Ressurreição simbólica e potência de vida
Na experiência relatada, Preta fala sobre o momento em que foi “ressuscitada”. Embora este termo tenha um valor médico, ele também pode ser lido simbolicamente. Ela renasceu para uma nova consciência de si. E esse “renascimento” não é raro entre pessoas que passam por doenças graves ou experiências de quase morte. Muitos relatam a sensação de um chamado para viver de modo mais autêntico, desapegado do que não importa e mais próximo da própria essência.
A psicanálise compreende esse movimento como uma reorganização do desejo. Quando as defesas psíquicas se desfazem diante da iminência do fim, algo do desejo mais profundo pode emergir.
“É preciso morrer simbolicamente para poder nascer de novo.” – Freud, em Luto e Melancolia (1917)
O convite: viva agora, resolva agora, ame agora
Preta Gil não fez da sua experiência uma vitimização. Pelo contrário, sua fala é um alerta ético e afetivo: o momento de viver é agora. A psicanálise, ao nos ajudar a resgatar a potência do desejo, também nos convida a deixar de adiar a vida. Esperar pelo momento certo, pela cura completa, pelo perdão do outro, pode ser uma forma de paralisia. E, como diria Lacan, o desejo é sempre desejo de algo que falta. Nunca teremos todas as respostas. Mas ainda temos tempo.
“Eu falei para o meu filho: ‘resolve tudo enquanto eu estou viva, porque depois que morre não tem mais o que fazer’.” – Preta Gil
Essa fala é um legado. Um chamado ao essencial. E na clínica, quantas vezes escutamos pacientes que se arrependem daquilo que não foi dito? Das visitas não feitas? Do amor não vivido?
Conclusão: a morte como aliada do desejo
Falar sobre a morte com serenidade é um ato de coragem. Preta Gil nos ensinou, com sua experiência, que não se trata de temer o fim, mas de fazer da finitude um motivo para viver com mais verdade. A psicanálise nos convida a não negar a morte, mas a integrá-la como parte da experiência humana. A angústia diante do fim pode ser transformada em impulso para o desejo, para o amor, para a reconciliação.

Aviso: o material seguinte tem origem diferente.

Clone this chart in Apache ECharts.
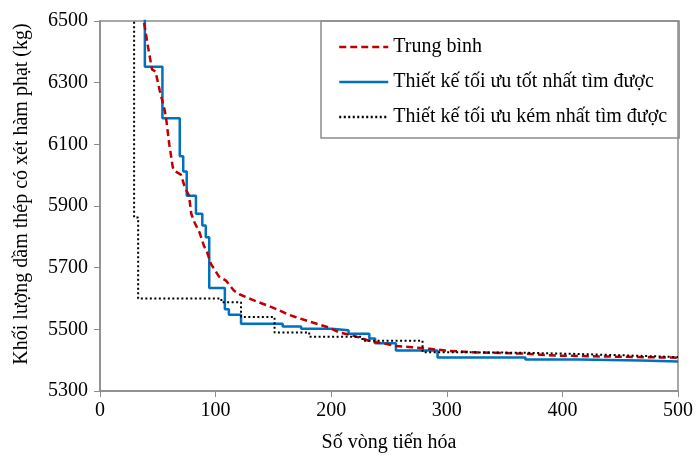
<!DOCTYPE html>
<html>
<head>
<meta charset="utf-8">
<script src="https://cdn.jsdelivr.net/npm/echarts@6/dist/echarts.min.js"></script>
<style>
html, body { margin: 0; padding: 0; background: #fff; }
#chart_ga { width: 696px; height: 458px; }
</style>
</head>
<body>
<div id="chart_ga"></div>
<script>
// số liệu: [vòng tiến hóa, khối lượng (kg)]
var seriesNames = ['Trung bình', 'Thiết kế tối ưu tốt nhất tìm được', 'Thiết kế tối ưu kém nhất tìm được'];

var meanCurve = [
    [35, 6600], [37, 6520], [41.7, 6413], [45, 6343], [48, 6336], [51.7, 6274], [56, 6210],
    [57.5, 6175], [60, 6098], [63, 6025], [64.7, 6013], [70, 6002], [73, 5965], [77, 5933],
    [79, 5874], [82, 5845], [86, 5815], [90, 5770], [92, 5757], [96, 5712], [98, 5700],
    [103, 5671], [109, 5658], [116, 5625], [121, 5613], [131, 5597], [145, 5577], [155, 5562],
    [162, 5549], [169, 5540], [184, 5522], [198, 5506], [207, 5490], [213, 5485], [224, 5474],
    [235, 5460], [247, 5453], [256, 5446], [270, 5442], [285, 5437], [299, 5431], [320, 5426],
    [368, 5421], [394, 5415], [434, 5412], [500, 5408]
];

// các đường bậc thang: giá trị giữ nguyên đến điểm kế tiếp
var bestCurve = [
    [0, 7000], [38.8, 6352], [54, 6185], [69, 6061], [72, 6012], [75, 5933], [83, 5875],
    [88.5, 5837], [91.5, 5799], [94.5, 5634], [108, 5565], [111.5, 5547], [122, 5518],
    [158, 5509], [174, 5502], [200, 5497], [215, 5486], [233, 5470], [238, 5455], [256, 5431],
    [292, 5409], [368, 5402], [414, 5399], [468, 5396], [500, 5396]
];

var worstCurve = [
    [0, 7000], [29.5, 5863], [33, 5600], [105, 5588], [122, 5540], [151, 5490], [181, 5476],
    [227, 5463], [279, 5426], [300, 5424], [368, 5420], [414, 5414], [468, 5410], [500, 5410]
];

var serifFont = "'Liberation Serif', 'Times New Roman', serif";

var chart_ga = echarts.init(document.getElementById('chart_ga'));
var option_ga = {
    animation: false,
    textStyle: { fontFamily: serifFont, color: '#000' },
    grid: {
        left: 100, right: 16, top: 21, bottom: 62,
        show: true,
        borderColor: '#8c8c8c',
        borderWidth: 1.5
    },
    legend: {
        data: seriesNames,
        orient: 'vertical',
        left: 321, top: 21,
        padding: [16, 12, 11, 17],
        itemWidth: 49,
        itemHeight: 20,
        itemGap: 15,
        itemStyle: { opacity: 0 },
        lineStyle: { width: 2.5 },
        borderColor: '#8c8c8c',
        borderWidth: 1.5,
        textStyle: { fontFamily: serifFont, fontSize: 20, color: '#000', lineHeight: 20 }
    },
    xAxis: {
        type: 'value',
        min: 0, max: 500, interval: 100,
        name: 'Số vòng tiến hóa',
        nameLocation: 'middle',
        nameGap: 42,
        nameTextStyle: { fontFamily: serifFont, fontSize: 20, color: '#000' },
        splitLine: { show: false },
        axisLine: { lineStyle: { color: '#8c8c8c', width: 1.5 } },
        axisTick: { length: 6, lineStyle: { color: '#8c8c8c' } },
        axisLabel: { margin: 10, fontFamily: serifFont, fontSize: 20, color: '#000' }
    },
    yAxis: {
        type: 'value',
        min: 5300, max: 6500, interval: 200,
        name: 'Khối lượng dầm thép có xét hàm phạt (kg)',
        nameLocation: 'middle',
        nameGap: 68,
        nameTextStyle: { fontFamily: serifFont, fontSize: 20, color: '#000', padding: [0, 0, 0, 24] },
        splitLine: { show: false },
        axisLine: { show: true, lineStyle: { color: '#8c8c8c', width: 1.5 } },
        axisTick: { show: true, length: 6, lineStyle: { color: '#8c8c8c' } },
        axisLabel: {
            margin: 12, fontFamily: serifFont, fontSize: 20, color: '#000',
            formatter: function (v) { return String(v); }
        }
    },
    series: [
        {
            name: seriesNames[1],
            type: 'line',
            step: 'end',
            symbol: 'none',
            data: bestCurve,
            lineStyle: { color: '#0070c0', width: 2.5 },
            itemStyle: { color: '#0070c0' }
        },
        {
            name: seriesNames[0],
            type: 'line',
            symbol: 'none',
            data: meanCurve,
            lineStyle: { color: '#c00000', width: 2.5, type: [7, 4] },
            itemStyle: { color: '#c00000' }
        },
        {
            name: seriesNames[2],
            type: 'line',
            step: 'end',
            symbol: 'none',
            data: worstCurve,
            lineStyle: { color: '#000', width: 2, type: [2, 2.5] },
            itemStyle: { color: '#000' }
        }
    ]
};
chart_ga.setOption(option_ga);
</script>
</body>
</html>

Afinal, como escreveu Freud:
“O objetivo da vida é a própria vida.”
(FREUD, S. O mal-estar na civilização. 1930)
E essa vida que ainda temos pode e deve ser vivida com presença, com entrega e com coragem de dizer o que precisa ser dito.
Referências bibliográficas
FREUD, Sigmund. O poeta e a fantasia (1908). In: Obras completas. Vol. VI. São Paulo: Companhia das Letras, 2010.
FREUD, Sigmund. Luto e Melancolia (1917). In: Obras completas. Vol. XII. São Paulo: Companhia das Letras, 2011.
FREUD, Sigmund. O mal-estar na civilização (1930). In: Obras completas. Vol. XXI. São Paulo: Companhia das Letras, 2011.
LACAN, Jacques. O Seminário, Livro 11: Os quatro conceitos fundamentais da psicanálise. Rio de Janeiro: Zahar, 1985.